Here, I checked out Sydney’s Inner West, it is Code 120 (SA4) as defined by the ABS; and for those keen enough to want to check where this area is, go here.
I have picked this area because it is one of Harry’s happy hunting grounds.
1. I went to realestate.com.au and searched the ‘rent’ section and typed in Sydney Inner West.
Up came some 2,679 properties for rent, of which 1,787 were ready to move into today.
2. Just to play it safe, I visited domain.com.au and found 2,518 rental properties available.
So, let’s not quibble, let’s say there are 2,500 dwellings available to rent (I have deliberately low-balled here), of which some two-thirds are available now and the other third will take a few weeks before they become available (existing lease needs to expire/tenant moves out).
3. I then went to a well-known online data provider of vacancy rate data and found that for the same area, their vacancy rate was 1.9%.
There are only about 1,500 dwellings available for rent according to this data source.
But the asking rents for this location have only risen by 2.7% for houses and 4.4% for apartments over the last twelve months.
The average asking rent for a house in this area is $750/week and $540/week for apartments.
So, asking rents have only increased between $20 and $25 per week over the last 12 months.
Given all the hype about the shortage of rental supply and how hot this part of Sydney is, I was really expecting double digit rental growth.
4. And for mine, RE agents like to quote asking prices for rental properties as opposed to actual rent being paid.
Often, the difference is quite large.
The asking price (as opposed to the actual price being paid) is used in most, if not all, online listings for property and is used to justify the rent and rental increases for surrounding “similar” properties.
A recent example in Sydney’s Inner West includes: One bed asking price $520/week.
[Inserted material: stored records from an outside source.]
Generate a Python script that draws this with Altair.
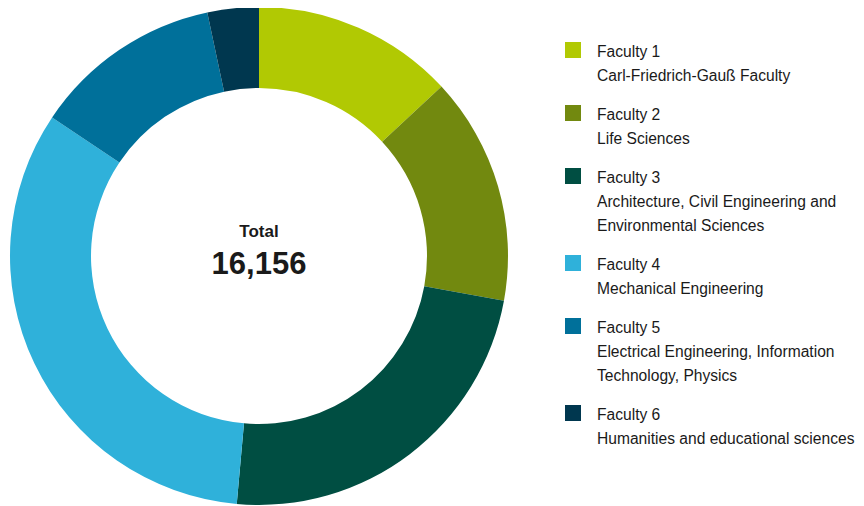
import altair as alt
import pandas as pd

faculties = ["Faculty 1", "Faculty 2", "Faculty 3", "Faculty 4", "Faculty 5", "Faculty 6"]
descriptions = [
    ["Carl-Friedrich-Gauß Faculty"],
    ["Life Sciences"],
    ["Architecture, Civil Engineering and", "Environmental Sciences"],
    ["Mechanical Engineering"],
    ["Electrical Engineering, Information", "Technology, Physics"],
    ["Humanities and educational sciences"],
]
students = [2115, 2388, 3805, 5326, 1984, 538]
colors = ["#B1C903", "#72890F", "#004E42", "#2FB1DA", "#00709A", "#00374F"]

FONT = "Arial, 'Liberation Sans', sans-serif"
TEXT_COLOR = "#1a1a1a"
W, H = 848, 498
CX, CY = 251, 248

df = pd.DataFrame({"faculty": faculties, "students": students, "idx": list(range(len(faculties)))})

# legend rows, in line units
rows = []
u = 0.0
for i, (f, desc) in enumerate(zip(faculties, descriptions)):
    rows.append({"u": u, "text": f, "faculty": f, "kind": "title"})
    for k, d in enumerate(desc):
        rows.append({"u": u + 1 + k, "text": d, "faculty": f, "kind": "desc"})
    u += 1 + len(desc) + 0.625
leg = pd.DataFrame(rows)

color_scale = alt.Scale(domain=faculties, range=colors)
y_scale = alt.Scale(domain=[-49 / 24, (H - 49) / 24], reverse=True, nice=False, zero=False)

donut = alt.Chart(df).mark_arc(innerRadius=168, outerRadius=249).encode(
    theta=alt.Theta("students:Q", stack=True),
    order=alt.Order("idx:Q"),
    color=alt.Color("faculty:N", scale=color_scale, legend=None),
    x=alt.value(CX),
    y=alt.value(CY),
)

tot = alt.Chart(df).transform_aggregate(total="sum(students)")
total_label = tot.mark_text(text="Total", font=FONT, fontSize=17, fontWeight="bold",
                            color=TEXT_COLOR, align="center", baseline="alphabetic").encode(
    x=alt.value(CX), y=alt.value(229))
total_value = tot.mark_text(font=FONT, fontSize=31, fontWeight="bold",
                            color=TEXT_COLOR, align="center", baseline="alphabetic").encode(
    x=alt.value(CX), y=alt.value(266), text=alt.Text("total:Q", format=","))

squares = alt.Chart(leg).transform_filter(alt.datum.kind == "title").mark_square(
    size=256, opacity=1, yOffset=-7).encode(
    x=alt.value(565),
    y=alt.Y("u:Q", scale=y_scale, axis=None),
    color=alt.Color("faculty:N", scale=color_scale, legend=None),
)

leg_text = alt.Chart(leg).mark_text(font=FONT, fontSize=15.6, color=TEXT_COLOR,
                                    align="left", baseline="alphabetic").encode(
    x=alt.value(589),
    y=alt.Y("u:Q", scale=y_scale, axis=None),
    text="text:N",
)

chart = alt.layer(donut, total_label, total_value, squares, leg_text).properties(
    width=W, height=H, padding=0,
    autosize=alt.AutoSizeParams(type="none"),
).configure_view(stroke=None)

chart.save("out.html", embed_options={"renderer": "svg", "actions": False})
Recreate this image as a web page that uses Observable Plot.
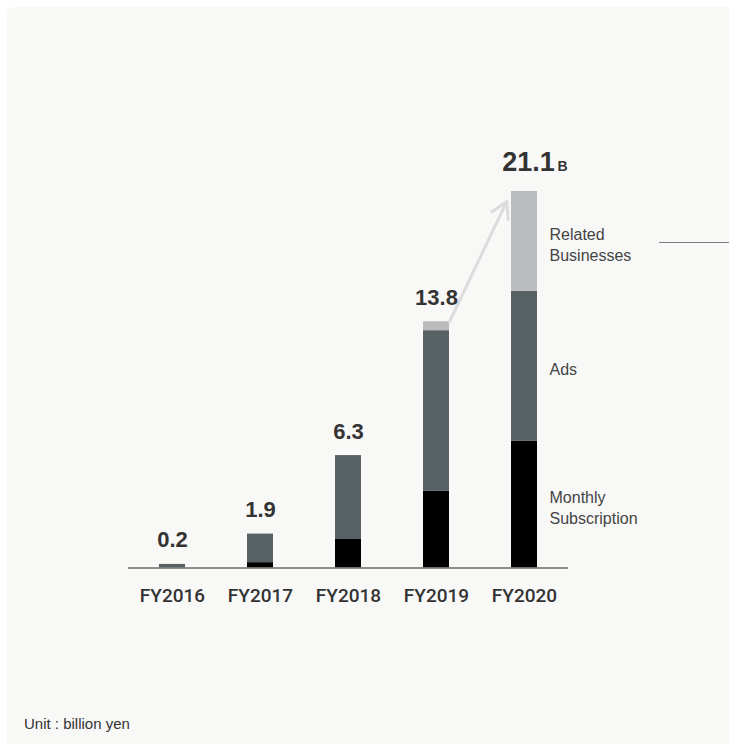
<!DOCTYPE html>
<html>
<head>
<meta charset="utf-8">
<script src="https://cdn.jsdelivr.net/npm/d3@7"></script>
<script src="https://cdn.jsdelivr.net/npm/@observablehq/plot@0.6"></script>
<style>
  html, body { margin: 0; padding: 0; background: #ffffff; }
  #wrap { position: relative; width: 729px; height: 744px; overflow: hidden; }
  #panel { position: absolute; left: 7px; top: 7px; right: 0; bottom: 0; background: #f8f8f7; border-top-left-radius: 7px; }
  #chart { position: absolute; left: 0; top: 0; }
  #divider { position: absolute; left: 659px; top: 242px; width: 70px; height: 1px; background: #7a7a7a; }
  #note { position: absolute; left: 24px; top: 715px; font: 15px "Liberation Sans", Arial, sans-serif; color: #333; }
</style>
</head>
<body>
<div id="wrap">
  <div id="panel"></div>
  <div id="divider"></div>
  <div id="chart"></div>
  <div id="note">Unit : billion yen</div>
</div>
<script>
// Revenue by fiscal year, billion yen, split into three business lines
const years = ["FY2016", "FY2017", "FY2018", "FY2019", "FY2020"];
const segments = ["Monthly Subscription", "Ads", "Related Businesses"];
const segmentLabels = ["Monthly\nSubscription", "Ads", "Related\nBusinesses"];
const monthly = [0, 0.3, 1.6, 4.3, 7.1];
const ads = [0.2, 1.6, 4.7, 9.0, 8.4];
const related = [0, 0, 0, 0.5, 5.6];
const unitSuffix = "B";
const segmentColors = ["#000000", "#576063", "#b9bbbc"];

const series = [monthly, ads, related];
const rows = years.flatMap((year, i) =>
  segments.map((segment, k) => ({year, i, segment, label: segmentLabels[k], value: series[k][i]}))
);
const totals = years.map((year, i) => ({
  year, i, total: Math.round((monthly[i] + ads[i] + related[i]) * 10) / 10
}));
const lastYear = totals[totals.length - 1];
const prevYear = totals[totals.length - 2];

// Each year occupies one unit on x; the bar fills this share of it
const barShare = 26 / 88;
const center = d => d.i + 0.5;
const numberFont = "'Helvetica Neue', Helvetica, 'Liberation Sans', Arial, sans-serif";

const chart = Plot.plot({
  width: 729,
  height: 744,
  marginLeft: 128,
  marginRight: 161,
  marginTop: 191,
  marginBottom: 176.5,
  style: {background: "transparent", fontFamily: "Roboto, sans-serif", fontSize: "19px", fontWeight: 500, color: "#333"},
  x: {
    type: "linear",
    domain: [0, years.length],
    ticks: years.map((_, i) => i + 0.5),
    tickFormat: v => years[Math.floor(v)],
    tickSize: 0,
    tickPadding: 20,
    label: null
  },
  y: {domain: [0, d3.max(totals, d => d.total)], axis: null},
  color: {domain: segments, range: segmentColors},
  marks: [
    Plot.rectY(rows, {
      x1: d => center(d) - barShare / 2,
      x2: d => center(d) + barShare / 2,
      y: "value",
      fill: "segment"
    }),
    Plot.ruleY([0], {stroke: "#6f6b69", strokeWidth: 1.5}),
    // growth arrow from the top of the previous year's bar to the latest bar
    Plot.arrow([{from: prevYear, to: lastYear}], {
      x1: d => center(d.from) + barShare / 2,
      y1: d => d.from.total,
      x2: d => center(d.to) - barShare / 2,
      y2: d => d.to.total,
      stroke: "#dcdcdc",
      strokeWidth: 3,
      insetEnd: 11,
      headLength: 9
    }),
    Plot.text(totals.slice(0, -1), {
      x: center, y: "total", text: d => d.total.toFixed(1),
      dy: -24, fontSize: 22, fontWeight: 700, fontFamily: numberFont, fill: "#333"
    }),
    Plot.text([lastYear], {
      x: center, y: "total", text: d => d.total.toFixed(1),
      dx: 4, dy: -29, fontSize: 27, fontWeight: 700, fontFamily: numberFont, fill: "#333"
    }),
    Plot.text([lastYear], {
      x: center, y: "total", text: () => unitSuffix, textAnchor: "start",
      dx: 33, dy: -25, fontSize: 14, fontWeight: 700, fontFamily: numberFont, fill: "#333"
    }),
    // segment names beside the latest bar, centred on each segment
    Plot.text(rows.filter(d => d.i === lastYear.i), Plot.stackY({
      x: center, y: "value", text: "label", textAnchor: "start",
      dx: 25, dy: 2, fontSize: 16, fontWeight: 400, lineHeight: 1.35,
      fontFamily: numberFont, fill: "#444"
    }))
  ]
});
document.getElementById("chart").appendChild(chart);
</script>
</body>
</html>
Actual rent (negotiated) is $485. Both major online listings for this rental property show $520. So, I do wonder if the lacklustre rental growth is accurate.
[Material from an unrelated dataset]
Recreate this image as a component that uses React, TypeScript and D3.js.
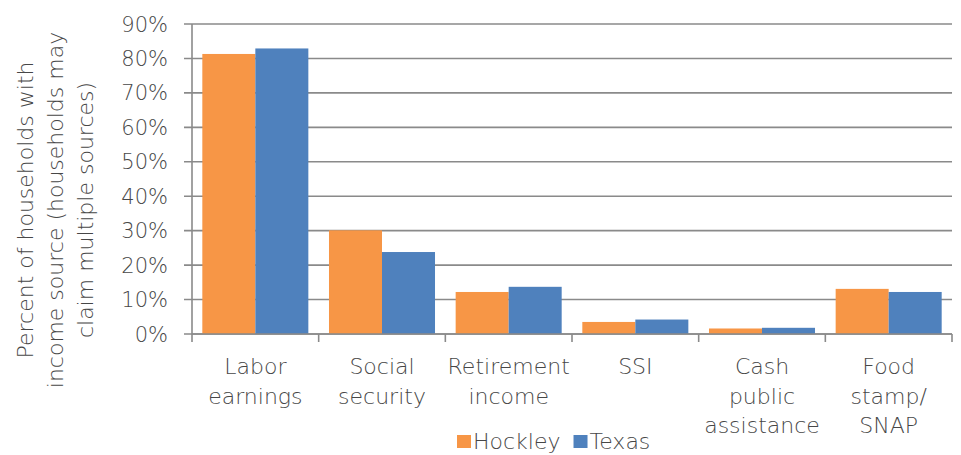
import React, { useEffect, useRef } from 'react'
import * as d3 from 'd3'

const categories = ['Labor\nearnings', 'Social\nsecurity', 'Retirement\nincome', 'SSI', 'Cash\npublic\nassistance', 'Food\nstamp/\nSNAP']
const seriesNames = ['Hockley', 'Texas']
const hockley = [0.813, 0.301, 0.122, 0.035, 0.016, 0.131]
const texas = [0.829, 0.238, 0.137, 0.042, 0.018, 0.122]
const yTicks = [0, 0.1, 0.2, 0.3, 0.4, 0.5, 0.6, 0.7, 0.8, 0.9]
const yTitle = ['Percent of households with', 'income source (households may', 'claim multiple sources)']

const colors = ['#F79646', '#4F81BD']
const width = 961
const height = 455
const margin = { top: 24, left: 192, right: 9, bottom: 121 }
const font = '"DejaVu Sans", sans-serif'
const textColor = '#474747'
const gridColor = '#8a8a8a'

export default function App() {
  const ref = useRef<SVGSVGElement>(null)

  useEffect(() => {
    const svg = d3.select(ref.current)
    svg.selectAll('*').remove()

    const x0 = d3.scaleBand<string>()
      .domain(categories)
      .range([margin.left, width - margin.right])
      .paddingInner(0.163)
      .paddingOuter(0.0815)
    const x1 = d3.scaleBand<string>().domain(seriesNames).range([0, x0.bandwidth()])
    const y = d3.scaleLinear().domain([0, 0.9]).range([height - margin.bottom, margin.top])

    // gridlines
    svg.append('g')
      .selectAll('line')
      .data(yTicks)
      .join('line')
      .attr('x1', margin.left - 8)
      .attr('x2', width - margin.right)
      .attr('y1', d => y(d))
      .attr('y2', d => y(d))
      .attr('stroke', gridColor)
      .attr('stroke-width', 1.6)

    // bars
    const data = categories.map((c, i) => ({ cat: c, vals: [hockley[i], texas[i]] }))
    svg.append('g')
      .selectAll('g')
      .data(data)
      .join('g')
      .attr('transform', d => `translate(${x0(d.cat)},0)`)
      .selectAll('rect')
      .data(d => d.vals.map((v, j) => ({ name: seriesNames[j], v, j })))
      .join('rect')
      .attr('x', d => x1(d.name)!)
      .attr('width', x1.bandwidth())
      .attr('y', d => y(d.v))
      .attr('height', d => y(0) - y(d.v))
      .attr('fill', d => colors[d.j])

    // y axis line
    svg.append('line')
      .attr('x1', margin.left).attr('x2', margin.left)
      .attr('y1', y(0.9)).attr('y2', y(0))
      .attr('stroke', gridColor).attr('stroke-width', 1.6)

    // x axis line + ticks at category boundaries
    const step = x0.step()
    const start = x0.range()[0]
    svg.append('line')
      .attr('x1', margin.left).attr('x2', width - margin.right)
      .attr('y1', y(0)).attr('y2', y(0))
      .attr('stroke', gridColor).attr('stroke-width', 1.6)
    svg.append('g')
      .selectAll('line')
      .data(d3.range(categories.length + 1))
      .join('line')
      .attr('x1', i => start + i * step)
      .attr('x2', i => start + i * step)
      .attr('y1', y(0))
      .attr('y2', y(0) + 8)
      .attr('stroke', gridColor)
      .attr('stroke-width', 1.6)

    // y tick labels
    svg.append('g')
      .attr('font-family', font)
      .attr('font-size', 21)
      .attr('font-weight', 200)
      .attr('fill', textColor)
      .attr('text-anchor', 'end')
      .selectAll('text')
      .data(yTicks)
      .join('text')
      .attr('x', margin.left - 24)
      .attr('y', d => y(d))
      .attr('dy', '0.36em')
      .text(d => d3.format('.0%')(d))

    // x labels
    svg.append('g')
      .attr('font-family', font)
      .attr('font-size', 22)
      .attr('font-weight', 200)
      .attr('fill', textColor)
      .attr('text-anchor', 'middle')
      .selectAll('text')
      .data(categories)
      .join('text')
      .attr('transform', d => `translate(${x0(d)! + x0.bandwidth() / 2},374)`)
      .selectAll('tspan')
      .data(d => d.split('\n'))
      .join('tspan')
      .attr('x', 0)
      .attr('y', (_, i) => i * 29.5)
      .text(d => d)

    // y title
    svg.append('g')
      .attr('transform', 'translate(33,210) rotate(-90)')
      .attr('font-family', font)
      .attr('font-size', 22)
      .attr('font-weight', 200)
      .attr('fill', textColor)
      .attr('text-anchor', 'middle')
      .selectAll('text')
      .data(yTitle)
      .join('text')
      .attr('x', 0)
      .attr('y', (_, i) => i * 30)
      .text(d => d)

    // legend
    const legend = svg.append('g')
      .attr('font-family', font)
      .attr('font-size', 22)
      .attr('font-weight', 200)
      .attr('fill', textColor)
    let lx = 457
    seriesNames.forEach((name, i) => {
      legend.append('rect')
        .attr('x', lx).attr('y', 435).attr('width', 14).attr('height', 13)
        .attr('fill', colors[i])
      const t = legend.append('text').attr('x', lx + 16).attr('y', 449).text(name)
      const w = (t.node() as SVGTextElement).getComputedTextLength()
      lx += 16 + w + 13
    })
  }, [])

  return (
    <div style={{ position: 'fixed', left: 0, top: 0 }}>
      <svg ref={ref} width={width} height={height} style={{ display: 'block', background: '#fff' }} />
    </div>
  )
}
5. If 1,500 vacant rental properties does really equate to a 1.9% vacancy rate, then there would be 79,000 rental properties in this area.
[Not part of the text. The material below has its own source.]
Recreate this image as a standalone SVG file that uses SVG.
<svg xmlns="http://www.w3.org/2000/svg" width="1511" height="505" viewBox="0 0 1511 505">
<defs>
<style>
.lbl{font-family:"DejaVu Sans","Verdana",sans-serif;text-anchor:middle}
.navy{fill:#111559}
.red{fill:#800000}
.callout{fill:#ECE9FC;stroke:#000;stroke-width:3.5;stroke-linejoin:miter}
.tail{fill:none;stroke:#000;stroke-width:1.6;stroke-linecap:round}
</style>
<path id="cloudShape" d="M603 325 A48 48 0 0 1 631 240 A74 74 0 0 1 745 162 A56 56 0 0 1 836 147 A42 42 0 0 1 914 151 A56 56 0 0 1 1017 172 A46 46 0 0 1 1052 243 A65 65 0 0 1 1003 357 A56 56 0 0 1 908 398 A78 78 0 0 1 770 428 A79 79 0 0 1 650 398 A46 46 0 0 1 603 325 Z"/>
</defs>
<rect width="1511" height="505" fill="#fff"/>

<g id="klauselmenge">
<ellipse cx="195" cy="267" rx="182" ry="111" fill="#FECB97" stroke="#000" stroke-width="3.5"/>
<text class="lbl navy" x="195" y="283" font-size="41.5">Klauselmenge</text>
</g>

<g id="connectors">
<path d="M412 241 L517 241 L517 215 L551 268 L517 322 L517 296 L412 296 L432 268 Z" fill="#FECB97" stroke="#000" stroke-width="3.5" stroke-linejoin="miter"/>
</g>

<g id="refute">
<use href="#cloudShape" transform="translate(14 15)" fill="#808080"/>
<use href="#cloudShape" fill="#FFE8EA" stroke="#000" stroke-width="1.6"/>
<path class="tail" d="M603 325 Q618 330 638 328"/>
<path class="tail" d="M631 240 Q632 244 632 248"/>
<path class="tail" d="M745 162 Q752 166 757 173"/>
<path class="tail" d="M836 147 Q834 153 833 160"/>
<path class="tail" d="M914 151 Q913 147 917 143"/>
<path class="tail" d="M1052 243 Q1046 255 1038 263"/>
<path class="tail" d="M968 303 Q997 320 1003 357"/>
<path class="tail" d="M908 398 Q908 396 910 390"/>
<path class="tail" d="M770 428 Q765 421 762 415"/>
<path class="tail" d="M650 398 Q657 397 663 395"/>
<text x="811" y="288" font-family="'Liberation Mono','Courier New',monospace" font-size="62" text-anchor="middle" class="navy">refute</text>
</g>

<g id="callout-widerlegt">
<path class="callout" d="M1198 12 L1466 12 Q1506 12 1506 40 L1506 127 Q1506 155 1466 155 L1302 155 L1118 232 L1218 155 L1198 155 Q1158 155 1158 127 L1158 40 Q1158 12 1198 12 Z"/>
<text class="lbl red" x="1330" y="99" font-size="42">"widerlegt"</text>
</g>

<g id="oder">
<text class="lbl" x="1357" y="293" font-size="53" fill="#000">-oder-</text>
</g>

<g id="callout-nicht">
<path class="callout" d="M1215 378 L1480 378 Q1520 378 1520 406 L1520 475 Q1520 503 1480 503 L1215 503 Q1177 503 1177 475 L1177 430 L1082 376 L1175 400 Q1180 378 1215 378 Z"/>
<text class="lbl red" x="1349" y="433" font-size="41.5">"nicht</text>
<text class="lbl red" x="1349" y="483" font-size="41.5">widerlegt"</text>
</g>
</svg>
6. But when I go to the ABS Census website, I find that there are 105,000 total dwellings in this area, of which 42,000 are rented.
So, 1,500 divided by 42,000 equals a 3.6% vacancy rate.
When I do apply the more accurate vacancy figure (2,500/42,000), I get a vacancy rate of 5.9%.
Now, this starts to explain the limp increase in weekly rents.
7. Now, it gets even worse, as just 31,000 rental properties in this area (2016 census figures again) are managed by real estate agents.
Much of the remaining 11,000 rental properties in this case are owned by a relative/friend of the tenant, so these digs aren’t in the ‘commercial’ market and shouldn’t really be part of this data set.
So, the real vacancy rate is 2,500/31,000, which is a vacancy rate of 8%.
This is why rental growth is lacklustre or non-existent.
Where rental stock available for rent is truly in short supply, actual rents rise.
The opposite happens when rental supply is loose.
Our work suggests that the rental market – across most urban locations in Australia – has heaps more supply than the empty vessels repeatedly tell us.
Oh, and there is one property investment mob out there (a bigwig too), who compare the number of vacant properties with the total number of householdsin an area.
When challenged about it, they think that is fair and that I should just “get lost”.
Talk about comparing apples with oranges. And Matusik, don’t upset the fruit cart!